TASK TO CARRY OUT:
Below are entries. Pull out all lines containing "this".

MATERIAL SUPPLIED:

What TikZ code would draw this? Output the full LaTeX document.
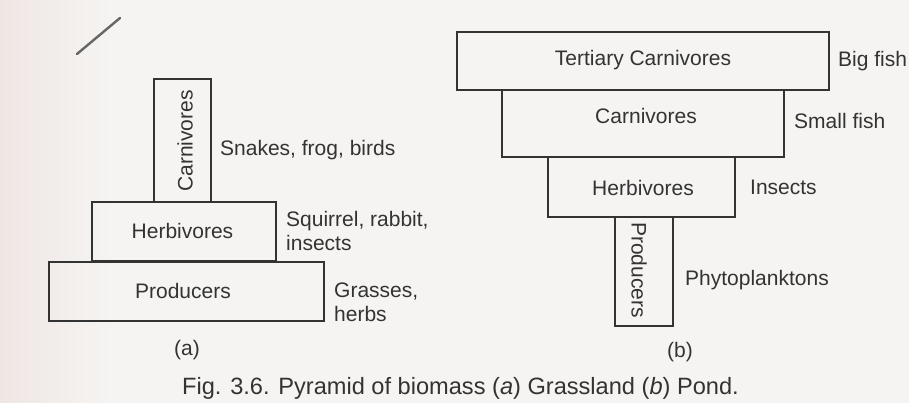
---
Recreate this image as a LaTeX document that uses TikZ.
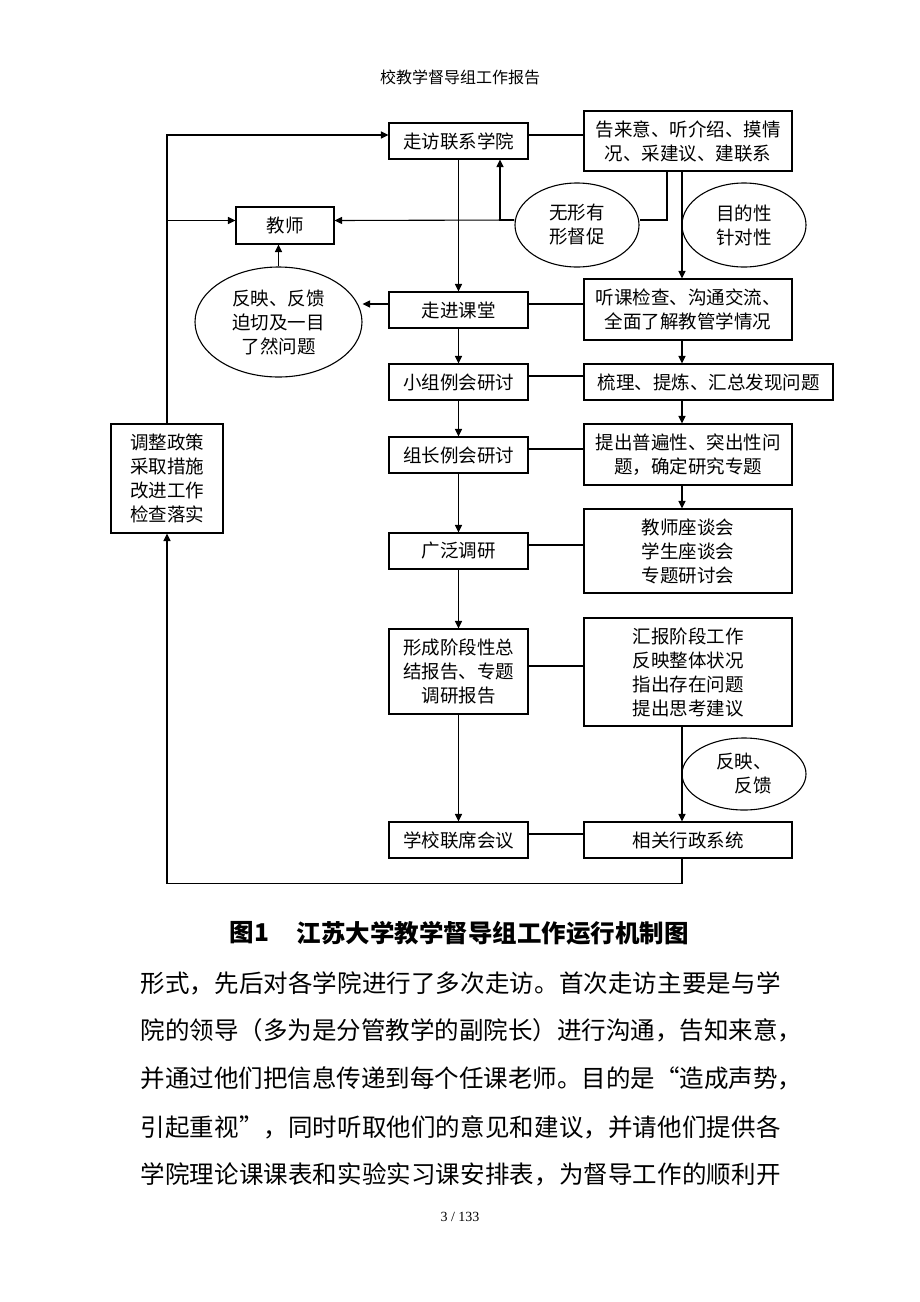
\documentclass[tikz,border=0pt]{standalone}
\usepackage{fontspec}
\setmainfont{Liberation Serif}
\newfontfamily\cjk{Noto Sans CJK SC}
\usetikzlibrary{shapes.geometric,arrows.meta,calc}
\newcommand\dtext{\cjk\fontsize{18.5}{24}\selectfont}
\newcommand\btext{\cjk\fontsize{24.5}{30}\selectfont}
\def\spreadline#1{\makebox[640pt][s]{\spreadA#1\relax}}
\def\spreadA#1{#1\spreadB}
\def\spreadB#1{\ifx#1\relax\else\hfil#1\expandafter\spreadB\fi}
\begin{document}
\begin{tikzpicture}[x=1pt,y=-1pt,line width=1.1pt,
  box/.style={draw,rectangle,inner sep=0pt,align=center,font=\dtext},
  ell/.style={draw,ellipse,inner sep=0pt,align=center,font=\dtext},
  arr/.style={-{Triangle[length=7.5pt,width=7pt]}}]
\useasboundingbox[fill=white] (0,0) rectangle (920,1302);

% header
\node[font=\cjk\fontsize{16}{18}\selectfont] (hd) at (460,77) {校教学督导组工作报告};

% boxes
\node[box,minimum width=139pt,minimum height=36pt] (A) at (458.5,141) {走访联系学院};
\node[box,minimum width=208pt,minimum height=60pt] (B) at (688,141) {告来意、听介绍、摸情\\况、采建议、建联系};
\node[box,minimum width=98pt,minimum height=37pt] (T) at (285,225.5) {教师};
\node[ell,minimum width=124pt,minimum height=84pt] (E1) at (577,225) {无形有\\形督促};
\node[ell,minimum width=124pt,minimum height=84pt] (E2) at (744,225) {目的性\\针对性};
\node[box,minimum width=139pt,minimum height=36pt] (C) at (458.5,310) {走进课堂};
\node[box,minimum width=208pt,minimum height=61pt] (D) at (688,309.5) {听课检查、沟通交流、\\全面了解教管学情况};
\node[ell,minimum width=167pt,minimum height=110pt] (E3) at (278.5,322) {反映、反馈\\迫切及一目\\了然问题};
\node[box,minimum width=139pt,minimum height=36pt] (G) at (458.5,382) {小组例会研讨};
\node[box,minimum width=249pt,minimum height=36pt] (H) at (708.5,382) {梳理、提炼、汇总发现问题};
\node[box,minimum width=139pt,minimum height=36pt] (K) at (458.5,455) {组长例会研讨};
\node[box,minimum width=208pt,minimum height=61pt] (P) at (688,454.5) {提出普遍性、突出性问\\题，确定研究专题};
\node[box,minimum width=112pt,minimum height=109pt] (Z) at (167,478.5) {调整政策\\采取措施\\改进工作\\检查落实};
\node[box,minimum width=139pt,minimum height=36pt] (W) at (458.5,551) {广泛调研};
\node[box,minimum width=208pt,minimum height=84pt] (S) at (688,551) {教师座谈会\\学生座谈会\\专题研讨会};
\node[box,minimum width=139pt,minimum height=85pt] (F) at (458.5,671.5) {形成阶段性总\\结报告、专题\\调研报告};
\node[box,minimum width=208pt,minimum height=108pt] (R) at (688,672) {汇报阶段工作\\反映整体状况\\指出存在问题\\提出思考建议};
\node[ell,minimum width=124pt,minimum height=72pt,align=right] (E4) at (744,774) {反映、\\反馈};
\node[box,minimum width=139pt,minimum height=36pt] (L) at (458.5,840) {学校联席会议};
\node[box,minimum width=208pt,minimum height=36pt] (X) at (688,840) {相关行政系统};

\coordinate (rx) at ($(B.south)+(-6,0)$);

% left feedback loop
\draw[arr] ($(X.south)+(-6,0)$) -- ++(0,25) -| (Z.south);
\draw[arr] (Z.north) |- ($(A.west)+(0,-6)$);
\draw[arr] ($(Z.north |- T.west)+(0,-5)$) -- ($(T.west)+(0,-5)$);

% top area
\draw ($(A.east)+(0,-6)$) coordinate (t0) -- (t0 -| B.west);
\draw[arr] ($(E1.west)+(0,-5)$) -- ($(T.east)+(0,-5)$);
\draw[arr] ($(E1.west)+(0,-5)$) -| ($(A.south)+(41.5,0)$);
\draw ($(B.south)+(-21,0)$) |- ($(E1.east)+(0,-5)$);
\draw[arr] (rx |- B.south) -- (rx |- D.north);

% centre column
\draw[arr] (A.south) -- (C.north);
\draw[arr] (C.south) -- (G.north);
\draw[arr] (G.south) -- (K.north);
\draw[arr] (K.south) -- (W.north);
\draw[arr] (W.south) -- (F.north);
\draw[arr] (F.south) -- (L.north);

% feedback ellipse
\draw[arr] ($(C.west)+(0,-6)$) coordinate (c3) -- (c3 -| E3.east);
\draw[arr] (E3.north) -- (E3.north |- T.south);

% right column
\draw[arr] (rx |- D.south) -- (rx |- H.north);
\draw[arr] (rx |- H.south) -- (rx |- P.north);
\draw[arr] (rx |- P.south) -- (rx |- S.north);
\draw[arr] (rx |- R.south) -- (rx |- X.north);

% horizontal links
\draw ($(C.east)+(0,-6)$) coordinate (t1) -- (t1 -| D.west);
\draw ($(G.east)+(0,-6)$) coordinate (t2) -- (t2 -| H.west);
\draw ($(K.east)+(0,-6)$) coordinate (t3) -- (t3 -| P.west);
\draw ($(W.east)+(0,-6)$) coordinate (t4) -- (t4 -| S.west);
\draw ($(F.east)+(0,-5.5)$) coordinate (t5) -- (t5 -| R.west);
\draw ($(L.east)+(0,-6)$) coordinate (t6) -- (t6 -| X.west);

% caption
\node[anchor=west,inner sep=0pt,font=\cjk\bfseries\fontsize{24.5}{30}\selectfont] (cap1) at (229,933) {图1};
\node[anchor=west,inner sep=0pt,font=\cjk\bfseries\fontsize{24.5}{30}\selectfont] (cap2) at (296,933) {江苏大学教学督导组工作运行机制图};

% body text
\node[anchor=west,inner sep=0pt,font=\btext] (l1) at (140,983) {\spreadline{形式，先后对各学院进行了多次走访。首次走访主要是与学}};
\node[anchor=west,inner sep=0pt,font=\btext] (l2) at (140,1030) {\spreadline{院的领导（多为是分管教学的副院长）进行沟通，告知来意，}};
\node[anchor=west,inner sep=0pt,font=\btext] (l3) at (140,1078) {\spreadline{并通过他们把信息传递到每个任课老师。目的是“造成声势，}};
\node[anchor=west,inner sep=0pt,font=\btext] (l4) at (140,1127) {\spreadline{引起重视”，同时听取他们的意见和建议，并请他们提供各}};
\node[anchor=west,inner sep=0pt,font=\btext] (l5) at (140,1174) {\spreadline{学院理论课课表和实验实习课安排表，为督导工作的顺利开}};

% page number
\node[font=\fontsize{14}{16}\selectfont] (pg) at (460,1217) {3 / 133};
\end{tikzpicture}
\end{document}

FULL SOLUTION:
What TikZ code would draw this? Output the full LaTeX document.
Recreate this image as a LaTeX document that uses TikZ.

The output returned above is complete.